Not everyone feels they need an advocate or an IEP partner. That’s awesome! You are definitely one of the lucky ones if your child’s needs are being met at school or you feel you can handle IEP meetings on your own. But if you come out of a meeting feeling like you were hit by a truck, you may need to bring someone with you next time.

These are three reasons why I bring an advocate with me:

1.  Support.

We as parents deserve to be supported, just like our children deserve support. You get into this meeting and there is a whole table full of professionals, notepads in hand ready to discuss your child. That can be very intimidating. Especially if a meeting turns south (which lets face it,  can happen often and very quickly.) One extra person sitting on your side of the table can help you feel more comfortable. Having someone give you support during a meeting can help you ask some of the hard questions or talk about uncomfortable subjects.

2. Professionalism.

As I mentioned before, meetings seem to be handled in a more professional manner when there is an extra set of eyes and ears in the room. It shouldn’t be this way, but unfortunately, in many cases it is true. On the flip side, bringing someone with you can also help you to stay calmer and choose your words more carefully.

3. Understanding.

IEP meetings can be confusing. Especially if you don’t understand all of the lingo. As a parent, you can be stressed and emotional during these meetings as well, so it can sometimes be hard to follow. I always go in with a list of questions and things I want to discuss. But sometimes by the end of the meeting I am so flustered that I forgot to discuss half of the things that were on my list. That is when having a second person come with you fits in. They can ask any questions you forgot, and you have someone to discuss the meeting with after it is over. They may also pick up on things that you may have overlooked. Sometimes things can get said at a meeting that get slid into an IEP that you as a parent do not agree with. It’s always nice to have that back-up that can confirm things that were agreed upon or not agreed upon during the meeting.

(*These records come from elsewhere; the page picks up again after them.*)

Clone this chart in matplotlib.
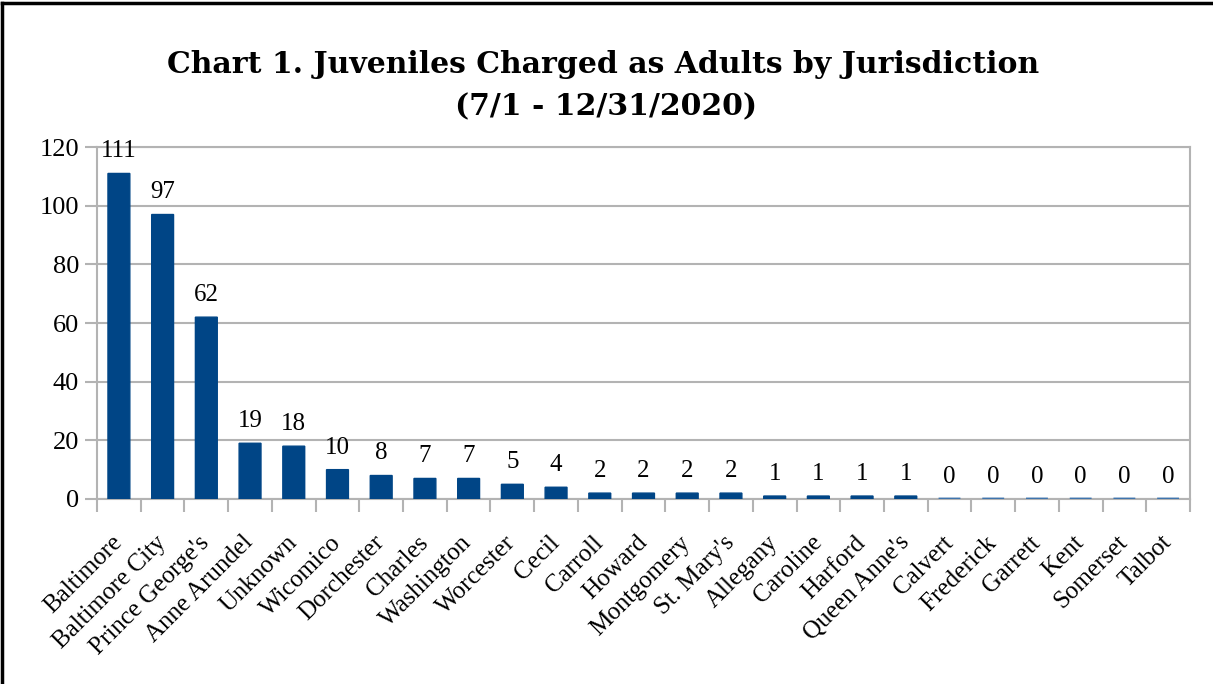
import matplotlib

matplotlib.use("Agg")
import matplotlib.pyplot as plt
from matplotlib.lines import Line2D
from matplotlib.ticker import FixedLocator

jurisdictions = [
    "Baltimore", "Baltimore City", "Prince George's", "Anne Arundel", "Unknown",
    "Wicomico", "Dorchester", "Charles", "Washington", "Worcester", "Cecil",
    "Carroll", "Howard", "Montgomery", "St. Mary's", "Allegany", "Caroline",
    "Harford", "Queen Anne's", "Calvert", "Frederick", "Garrett", "Kent",
    "Somerset", "Talbot",
]
counts = [111, 97, 62, 19, 18, 10, 8, 7, 7, 5, 4, 2, 2, 2, 2, 1, 1, 1, 1, 0, 0, 0, 0, 0, 0]
y_ticks = [0, 20, 40, 60, 80, 100, 120]

title_line1 = "Chart 1. Juveniles Charged as Adults by Jurisdiction"
title_line2 = "(7/1 - 12/31/2020)"

bar_color = "#004586"
grid_color = "#b3b3b3"
serif = ["Liberation Serif", "DejaVu Serif"]

fig = plt.figure(figsize=(12.13, 6.84), dpi=100)
ax = fig.add_axes([0.080, 0.2705, 0.901, 0.5145])

x = list(range(len(jurisdictions)))
bars = ax.bar(x, counts, width=0.5, color=bar_color, edgecolor=bar_color,
              linewidth=1, zorder=3)
# zero-valued bars still show as a thin line at the baseline
for b, c in zip(bars, counts):
    b.set_snap(False)
    if c == 0:
        b.set_edgecolor("#3f74ad")
        b.set_linewidth(2)

for xi, c in zip(x, counts):
    ax.annotate(str(c), (xi, c), xytext=(0, 8), textcoords="offset points",
                ha="center", va="bottom", fontsize=18, family=serif, color="black")

ax.set_xlim(-0.5, len(jurisdictions) - 0.5)
ax.set_ylim(0, 120)
ax.yaxis.set_major_locator(FixedLocator(y_ticks))
ax.set_yticklabels([str(v) for v in y_ticks], fontsize=19, family=serif)

ax.set_xticks(x)
ax.set_xticklabels(jurisdictions, rotation=45, ha="right", va="center",
                   rotation_mode="anchor", fontsize=18, family=serif)
ax.xaxis.set_minor_locator(FixedLocator([i - 0.5 for i in range(len(jurisdictions) + 1)]))
ax.tick_params(axis="x", which="major", length=0, pad=29)
ax.tick_params(axis="x", which="minor", length=9, width=1.5, color=grid_color)
ax.tick_params(axis="y", length=9, width=1.5, color=grid_color, pad=4)

ax.grid(axis="y", color=grid_color, linewidth=1.5, zorder=0)
for s in ax.spines.values():
    s.set_color(grid_color)
    s.set_linewidth(1.5)

fig.text(0.497, 0.893, title_line1, ha="center", va="baseline", fontsize=21.5,
         fontweight="bold", family=["DejaVu Serif"])
fig.text(0.5, 0.831, title_line2, ha="center", va="baseline", fontsize=21.5,
         fontweight="bold", family=["DejaVu Serif"])

# frame on the top and left edge
fig.add_artist(Line2D([0.002, 0.002], [0, 0.996], transform=fig.transFigure, color="black", lw=2.5))
fig.add_artist(Line2D([0.002, 1], [0.996, 0.996], transform=fig.transFigure, color="black", lw=2.5))

fig.savefig("out.png", dpi=100)
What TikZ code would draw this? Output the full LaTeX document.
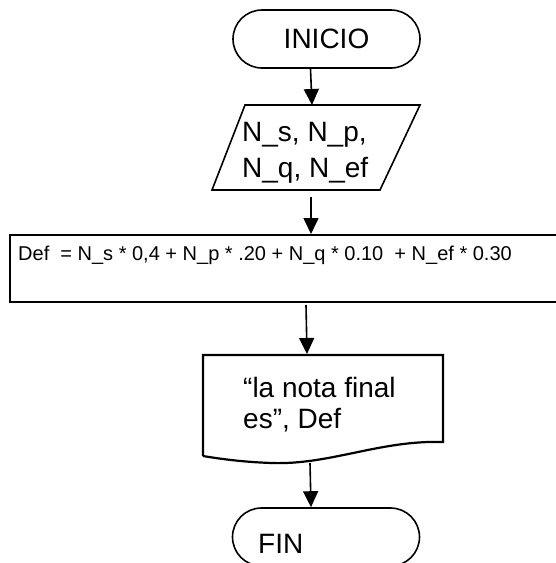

I understand advocates can be hard to find and expensive. The first time I looked into getting an advocate I was shocked to learn the cost. After doing more digging, it is understandable why they get paid for the work they do. But not all of us can afford one. There are other resources if an advocate doesn’t fit into your budget. I am fortunate enough to have someone through my county’s community services program who works with my daughter to attend meetings with me. It is at no cost to me. If your child has a social worker or someone else through your county who works with them, I would recommend asking them. If they cannot attend, they may be able to point you in the right direction to someone who can. Another good resource is to ask other parents at your child’s school if they know of anyone. They may even be willing to attend a meeting with you. Another IEP parent is a great supportive resource. If you know of anyone who has knowledge of how the school system works, like a teacher, teacher’s aide or support staff, they would be a great person to ask. Honestly, having another person with you regardless of knowledge helps tremendously.

We are our children’s voice, but sometimes we need an extra voice. And that is OK. Remember that parents and guardians can invite anyone to an IEP meeting. If you need some support, don’t be afraid to seek it out and ask. We deserve support, too.